THE FIRST thing to be said about Sen. Bernie Sanders’s (I-Vt.) hot new democratic socialist idea — a levy on stock, bond, derivative and partnership interest transfers big enough to fund free public college tuition for all — is that it is neither new nor particularly socialist. The very capitalist United States actually taxed securities transactions at various times during the 100 years before 1966. Britain has taxed stock trades for centuries. We don’t know how “democratic” the tax is, but it’s certainly not exclusively Democratic: Republican President George H.W. Bush’s treasury secretary, Nicholas Brady, was a big supporter.
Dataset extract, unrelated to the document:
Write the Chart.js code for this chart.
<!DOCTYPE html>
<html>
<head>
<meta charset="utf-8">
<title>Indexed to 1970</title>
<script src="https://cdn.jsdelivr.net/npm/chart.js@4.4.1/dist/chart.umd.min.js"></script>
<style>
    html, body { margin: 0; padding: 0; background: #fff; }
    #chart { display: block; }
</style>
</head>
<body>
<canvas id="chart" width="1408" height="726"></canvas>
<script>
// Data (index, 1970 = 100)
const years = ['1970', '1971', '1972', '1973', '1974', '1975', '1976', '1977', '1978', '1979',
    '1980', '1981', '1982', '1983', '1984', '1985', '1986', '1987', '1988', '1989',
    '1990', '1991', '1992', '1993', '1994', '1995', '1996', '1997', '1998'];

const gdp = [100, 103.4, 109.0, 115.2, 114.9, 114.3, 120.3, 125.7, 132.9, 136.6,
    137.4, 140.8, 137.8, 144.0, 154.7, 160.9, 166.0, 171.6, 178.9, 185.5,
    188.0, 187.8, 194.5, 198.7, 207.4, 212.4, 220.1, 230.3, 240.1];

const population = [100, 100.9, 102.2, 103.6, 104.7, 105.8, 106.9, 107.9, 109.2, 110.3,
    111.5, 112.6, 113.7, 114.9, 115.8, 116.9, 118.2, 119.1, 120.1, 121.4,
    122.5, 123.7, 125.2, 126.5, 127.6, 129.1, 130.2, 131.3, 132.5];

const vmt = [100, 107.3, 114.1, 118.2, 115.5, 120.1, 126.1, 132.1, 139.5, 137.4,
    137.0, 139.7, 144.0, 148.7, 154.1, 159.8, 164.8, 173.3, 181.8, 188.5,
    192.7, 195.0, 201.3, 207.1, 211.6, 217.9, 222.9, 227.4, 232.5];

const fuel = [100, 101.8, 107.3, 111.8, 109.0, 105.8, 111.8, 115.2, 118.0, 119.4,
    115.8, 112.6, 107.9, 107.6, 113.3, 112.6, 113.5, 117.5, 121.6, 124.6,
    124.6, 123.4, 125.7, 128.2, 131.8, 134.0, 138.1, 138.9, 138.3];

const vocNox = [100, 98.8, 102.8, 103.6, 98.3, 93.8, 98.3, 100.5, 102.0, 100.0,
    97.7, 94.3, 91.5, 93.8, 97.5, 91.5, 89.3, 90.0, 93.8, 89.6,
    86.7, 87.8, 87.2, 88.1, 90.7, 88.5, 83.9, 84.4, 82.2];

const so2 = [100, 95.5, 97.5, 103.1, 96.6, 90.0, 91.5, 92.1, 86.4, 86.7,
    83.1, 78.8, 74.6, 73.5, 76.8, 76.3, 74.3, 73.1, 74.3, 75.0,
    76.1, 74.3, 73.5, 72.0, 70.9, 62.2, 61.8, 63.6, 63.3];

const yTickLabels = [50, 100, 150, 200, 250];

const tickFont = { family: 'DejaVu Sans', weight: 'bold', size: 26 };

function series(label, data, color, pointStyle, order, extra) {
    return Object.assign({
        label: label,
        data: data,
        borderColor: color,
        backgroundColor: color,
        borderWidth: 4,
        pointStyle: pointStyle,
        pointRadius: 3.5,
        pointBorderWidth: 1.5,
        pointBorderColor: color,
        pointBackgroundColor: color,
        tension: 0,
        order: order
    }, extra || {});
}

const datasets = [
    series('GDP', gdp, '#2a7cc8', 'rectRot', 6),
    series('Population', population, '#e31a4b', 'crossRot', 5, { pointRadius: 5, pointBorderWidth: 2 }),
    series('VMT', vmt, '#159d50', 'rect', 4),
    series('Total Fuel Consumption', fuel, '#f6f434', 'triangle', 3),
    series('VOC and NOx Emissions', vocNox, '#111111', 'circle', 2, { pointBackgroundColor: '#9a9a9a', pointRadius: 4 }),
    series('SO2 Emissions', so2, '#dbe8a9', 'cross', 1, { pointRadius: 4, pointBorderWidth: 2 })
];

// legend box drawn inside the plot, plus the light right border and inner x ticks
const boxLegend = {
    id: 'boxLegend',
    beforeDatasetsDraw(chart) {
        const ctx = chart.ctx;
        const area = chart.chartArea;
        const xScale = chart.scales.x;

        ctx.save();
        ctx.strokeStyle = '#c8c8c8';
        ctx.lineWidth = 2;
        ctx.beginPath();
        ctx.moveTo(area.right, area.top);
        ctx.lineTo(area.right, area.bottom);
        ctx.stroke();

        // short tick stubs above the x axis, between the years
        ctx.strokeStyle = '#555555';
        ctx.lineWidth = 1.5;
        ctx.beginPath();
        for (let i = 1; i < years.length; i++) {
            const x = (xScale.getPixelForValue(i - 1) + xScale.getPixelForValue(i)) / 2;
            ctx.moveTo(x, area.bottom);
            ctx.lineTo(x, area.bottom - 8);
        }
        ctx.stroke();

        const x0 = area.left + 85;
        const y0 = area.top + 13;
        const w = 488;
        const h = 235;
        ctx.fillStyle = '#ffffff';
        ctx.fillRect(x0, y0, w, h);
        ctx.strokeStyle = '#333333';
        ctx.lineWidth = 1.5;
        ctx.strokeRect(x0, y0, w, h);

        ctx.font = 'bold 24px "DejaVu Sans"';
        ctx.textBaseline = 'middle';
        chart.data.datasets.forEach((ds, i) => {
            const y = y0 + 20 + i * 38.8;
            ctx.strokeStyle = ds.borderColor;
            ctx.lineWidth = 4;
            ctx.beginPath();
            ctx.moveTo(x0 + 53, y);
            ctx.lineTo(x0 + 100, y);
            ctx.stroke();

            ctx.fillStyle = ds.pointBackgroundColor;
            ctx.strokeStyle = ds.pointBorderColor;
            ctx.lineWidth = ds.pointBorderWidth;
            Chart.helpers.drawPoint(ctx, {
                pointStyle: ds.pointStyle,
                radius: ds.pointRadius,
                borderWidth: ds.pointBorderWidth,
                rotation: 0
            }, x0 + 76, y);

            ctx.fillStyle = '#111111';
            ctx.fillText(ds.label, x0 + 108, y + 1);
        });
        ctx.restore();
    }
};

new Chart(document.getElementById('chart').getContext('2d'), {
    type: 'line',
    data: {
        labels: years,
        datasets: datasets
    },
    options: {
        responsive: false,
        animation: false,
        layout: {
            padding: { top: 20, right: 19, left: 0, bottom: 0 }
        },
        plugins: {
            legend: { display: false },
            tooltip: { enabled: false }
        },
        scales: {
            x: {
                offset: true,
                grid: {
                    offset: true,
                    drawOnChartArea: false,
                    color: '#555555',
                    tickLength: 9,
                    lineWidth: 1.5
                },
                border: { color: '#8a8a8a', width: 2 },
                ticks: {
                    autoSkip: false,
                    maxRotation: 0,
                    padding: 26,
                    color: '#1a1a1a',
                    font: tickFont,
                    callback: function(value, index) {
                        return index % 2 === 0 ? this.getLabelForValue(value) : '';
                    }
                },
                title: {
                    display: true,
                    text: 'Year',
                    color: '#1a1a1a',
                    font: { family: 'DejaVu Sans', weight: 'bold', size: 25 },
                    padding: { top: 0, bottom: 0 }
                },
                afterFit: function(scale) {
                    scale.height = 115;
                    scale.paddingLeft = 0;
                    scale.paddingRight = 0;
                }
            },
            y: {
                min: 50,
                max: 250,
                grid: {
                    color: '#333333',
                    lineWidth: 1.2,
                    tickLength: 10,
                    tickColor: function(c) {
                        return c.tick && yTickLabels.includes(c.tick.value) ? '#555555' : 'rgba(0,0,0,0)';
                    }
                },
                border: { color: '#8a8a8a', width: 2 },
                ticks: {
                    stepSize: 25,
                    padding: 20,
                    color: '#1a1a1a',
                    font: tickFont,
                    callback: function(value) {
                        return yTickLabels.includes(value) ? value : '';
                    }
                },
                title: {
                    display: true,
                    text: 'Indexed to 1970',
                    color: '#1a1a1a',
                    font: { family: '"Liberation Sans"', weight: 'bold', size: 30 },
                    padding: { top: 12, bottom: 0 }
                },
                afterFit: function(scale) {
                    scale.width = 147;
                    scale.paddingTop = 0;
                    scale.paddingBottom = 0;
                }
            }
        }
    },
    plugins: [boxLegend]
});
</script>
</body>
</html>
Whether the idea is hot, or not, depends on the many trade-offs involved. Mr. Brady saw taxing trades as a way to discourage “short-term time horizons” on Wall Street, a centrist synonym, you might say, for “speculation,” Mr. Sanders’s preferred term. And we agree: One attraction of a financial transaction tax is that it could reduce the incentive for certain high-frequency trading strategies, with all the potential for rent-seeking, waste and exploitation that goes with them — just as higher gas taxes would discourage excessive driving and the resulting air pollution.
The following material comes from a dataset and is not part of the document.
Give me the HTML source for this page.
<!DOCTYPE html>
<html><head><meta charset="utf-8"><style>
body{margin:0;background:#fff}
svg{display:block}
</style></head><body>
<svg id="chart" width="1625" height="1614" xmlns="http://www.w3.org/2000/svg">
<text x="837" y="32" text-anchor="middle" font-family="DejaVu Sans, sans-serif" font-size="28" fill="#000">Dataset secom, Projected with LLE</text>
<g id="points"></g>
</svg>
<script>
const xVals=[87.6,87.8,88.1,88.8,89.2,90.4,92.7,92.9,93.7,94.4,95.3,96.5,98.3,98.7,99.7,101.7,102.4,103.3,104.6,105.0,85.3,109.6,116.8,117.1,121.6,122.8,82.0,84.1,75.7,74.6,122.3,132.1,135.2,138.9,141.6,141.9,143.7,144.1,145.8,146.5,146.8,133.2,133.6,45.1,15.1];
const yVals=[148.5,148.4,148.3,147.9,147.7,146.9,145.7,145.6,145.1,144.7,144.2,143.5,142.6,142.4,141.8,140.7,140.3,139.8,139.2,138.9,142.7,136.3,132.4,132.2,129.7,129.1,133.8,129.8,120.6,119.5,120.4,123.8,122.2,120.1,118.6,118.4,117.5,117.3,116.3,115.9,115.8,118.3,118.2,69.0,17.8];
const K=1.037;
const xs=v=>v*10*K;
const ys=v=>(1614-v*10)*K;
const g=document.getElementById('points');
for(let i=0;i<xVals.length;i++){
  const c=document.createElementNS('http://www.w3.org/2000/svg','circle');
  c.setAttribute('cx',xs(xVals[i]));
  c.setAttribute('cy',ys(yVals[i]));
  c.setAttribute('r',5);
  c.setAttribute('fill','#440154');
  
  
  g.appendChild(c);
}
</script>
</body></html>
The problem, however, is distinguishing between socially productive trading and the other kind; we know no tenet of socialism, free-market economics or any other system of thought that can guide that analysis with perfect objectivity. It’s worth noting that the United States had a 0.02 percent tax on stock trades in force during the 1920s, and the market still crashed in 1929. If the tax is too high, however, you could stamp out needed price-discovery, hedging and liquidity, thus destroying efficiency and economic growth. Oh, and you also could end up collecting no revenue, or less than you expected, as market activity dried up or fled to more lightly taxed jurisdictions overseas. For these and other reasons, in 1991 Sweden had to repeal a financial transaction tax it had imposed just seven years earlier.
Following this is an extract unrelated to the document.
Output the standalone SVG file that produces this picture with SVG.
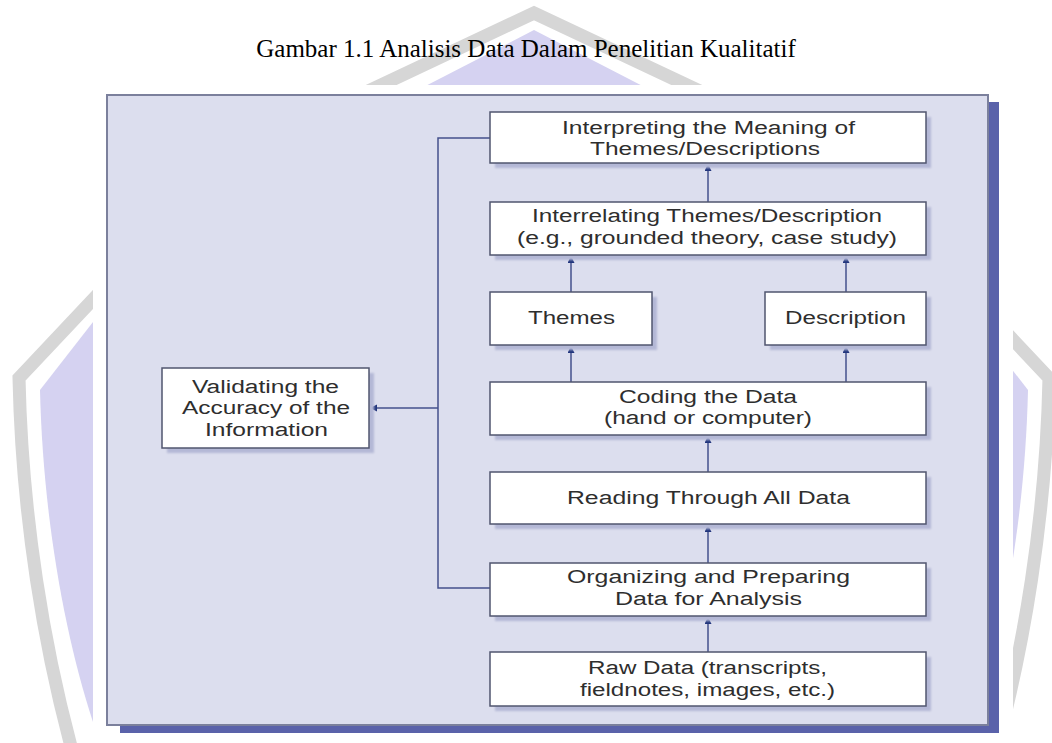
<svg xmlns="http://www.w3.org/2000/svg" width="1052" height="743" viewBox="0 0 1052 743">
<defs>
<style>
.wm-grey{fill:none;stroke:#d6d6d6;stroke-width:13;stroke-linejoin:miter}
.wm-purple{fill:#d5d2f1;stroke:none}
.box{fill:#ffffff;stroke:#50566f;stroke-width:1.5}
.shadow{fill:#b4b8d6;filter:url(#blur)}
.lbl{font-family:"Liberation Sans",Arial,sans-serif;font-size:18px;fill:#2e2e2e}
.conn{fill:none;stroke:#44508c;stroke-width:1.5}
.title{font-family:"Liberation Serif","Times New Roman",serif;font-size:25px;fill:#000}
</style>
<filter id="blur" x="-10%" y="-10%" width="120%" height="130%"><feGaussianBlur stdDeviation="1.2"/></filter>
<marker id="ah" markerUnits="userSpaceOnUse" markerWidth="8" markerHeight="8" refX="7" refY="3.5" orient="auto">
<path d="M0,0 L7,3.5 L0,7 Z" fill="#22367d"/>
</marker>
</defs>
<rect width="1052" height="743" fill="#ffffff"/>
<g id="watermark">
<path class="wm-purple" d="M408,95 L534,30 L660,95 Z"/>
<path class="wm-grey" d="M360,95 L534,13 L708,95"/>
<path class="wm-purple" d="M93,322 L40,390 C43,520 66,640 93,722 Z"/>
<path class="wm-grey" d="M100,292 L19,378 C22,520 45,650 72,750"/>
<path class="wm-purple" d="M975,322 L1028,390 C1025,520 1002,640 975,722 Z"/>
<path class="wm-grey" d="M968,292 L1049,378 C1046,520 1023,650 996,750"/>
</g>
<rect x="93" y="85" width="920" height="658" fill="#ffffff"/>
<text class="title" x="526" y="57" text-anchor="middle">Gambar 1.1 Analisis Data Dalam Penelitian Kualitatif</text>
<g id="panel">
<rect x="987" y="102" width="12" height="631" fill="#5a62aa"/>
<rect x="120" y="724" width="879" height="9" fill="#5a62aa"/>
<rect x="107" y="95" width="881" height="630" fill="#dcdeee" stroke="#7b809c" stroke-width="2"/>
</g>
<g id="connectors">
<path class="conn" d="M490,138 H438 V588 H490"/>
<path class="conn" d="M438,408 H370" marker-end="url(#ah)"/>
<path class="conn" d="M708,202 V164" marker-end="url(#ah)"/>
<path class="conn" d="M571,292 V256" marker-end="url(#ah)"/>
<path class="conn" d="M846,292 V256" marker-end="url(#ah)"/>
<path class="conn" d="M571,382 V346" marker-end="url(#ah)"/>
<path class="conn" d="M846,382 V346" marker-end="url(#ah)"/>
<path class="conn" d="M708,472 V436" marker-end="url(#ah)"/>
<path class="conn" d="M708,563 V525" marker-end="url(#ah)"/>
<path class="conn" d="M708,652 V617" marker-end="url(#ah)"/>
</g>
<g id="interpreting">
<rect class="shadow" x="495" y="117" width="436" height="51"/>
<rect class="box" x="490" y="112" width="436" height="51"/>
<text class="lbl" x="562" y="134" textLength="293" lengthAdjust="spacingAndGlyphs">Interpreting the Meaning of</text>
<text class="lbl" x="590" y="155" textLength="230" lengthAdjust="spacingAndGlyphs">Themes/Descriptions</text>
</g>
<g id="interrelating">
<rect class="shadow" x="495" y="207" width="436" height="53"/>
<rect class="box" x="490" y="202" width="436" height="53"/>
<text class="lbl" x="532" y="222" textLength="350" lengthAdjust="spacingAndGlyphs">Interrelating Themes/Description</text>
<text class="lbl" x="517" y="244" textLength="380" lengthAdjust="spacingAndGlyphs">(e.g., grounded theory, case study)</text>
</g>
<g id="themes">
<rect class="shadow" x="495" y="297" width="162" height="53"/>
<rect class="box" x="490" y="292" width="162" height="53"/>
<text class="lbl" x="528" y="324" textLength="87" lengthAdjust="spacingAndGlyphs">Themes</text>
</g>
<g id="description">
<rect class="shadow" x="770" y="297" width="161" height="53"/>
<rect class="box" x="765" y="292" width="161" height="53"/>
<text class="lbl" x="785" y="324" textLength="121" lengthAdjust="spacingAndGlyphs">Description</text>
</g>
<g id="coding">
<rect class="shadow" x="495" y="387" width="436" height="53"/>
<rect class="box" x="490" y="382" width="436" height="53"/>
<text class="lbl" x="619" y="403" textLength="178" lengthAdjust="spacingAndGlyphs">Coding the Data</text>
<text class="lbl" x="604" y="424" textLength="208" lengthAdjust="spacingAndGlyphs">(hand or computer)</text>
</g>
<g id="reading">
<rect class="shadow" x="495" y="477" width="436" height="52"/>
<rect class="box" x="490" y="472" width="436" height="52"/>
<text class="lbl" x="567" y="504" textLength="283" lengthAdjust="spacingAndGlyphs">Reading Through All Data</text>
</g>
<g id="organizing">
<rect class="shadow" x="495" y="568" width="436" height="53"/>
<rect class="box" x="490" y="563" width="436" height="53"/>
<text class="lbl" x="567" y="583" textLength="283" lengthAdjust="spacingAndGlyphs">Organizing and Preparing</text>
<text class="lbl" x="615" y="605" textLength="187" lengthAdjust="spacingAndGlyphs">Data for Analysis</text>
</g>
<g id="rawdata">
<rect class="shadow" x="495" y="657" width="436" height="54"/>
<rect class="box" x="490" y="652" width="436" height="54"/>
<text class="lbl" x="588" y="674" textLength="239" lengthAdjust="spacingAndGlyphs">Raw Data (transcripts,</text>
<text class="lbl" x="580" y="696" textLength="255" lengthAdjust="spacingAndGlyphs">fieldnotes, images, etc.)</text>
</g>
<g id="validating">
<rect class="shadow" x="167" y="373" width="207" height="80"/>
<rect class="box" x="162" y="368" width="207" height="80"/>
<text class="lbl" x="192" y="393" textLength="147" lengthAdjust="spacingAndGlyphs">Validating the</text>
<text class="lbl" x="182" y="414" textLength="168" lengthAdjust="spacingAndGlyphs">Accuracy of the</text>
<text class="lbl" x="205" y="436" textLength="123" lengthAdjust="spacingAndGlyphs">Information</text>
</g>
</svg>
An analysis of financial transaction taxes, both actual and proposed, by the nonpartisan Tax Policy Center noted last year that they represent a “tempting” option that might help the United States raise revenue while curbing speculative excess. The U.S. financial market is so huge that traders might find it impossible to avoid, especially now that the European Union is on its way to a similar tax. Furthermore, most of the burden of such taxes would fall on top earners, who tend to play the markets more. However, a tax would undoubtedly dampen some productive trading and not necessarily raise that much revenue, the report found — about $50 billion a year, in contrast to the $75 billion figure Mr. Sanders floats. Interestingly, the report shows rapidly diminishing returns once the tax rate exceeds a certain level; a 0.5 percent tax brings in about the same amount of revenue as a 0.1 percent rate.
Financial transaction taxes make the most sense, in short, if they are well-targeted and not too high, and — crucially — if other countries go along, too. That’s a lot of “ifs.”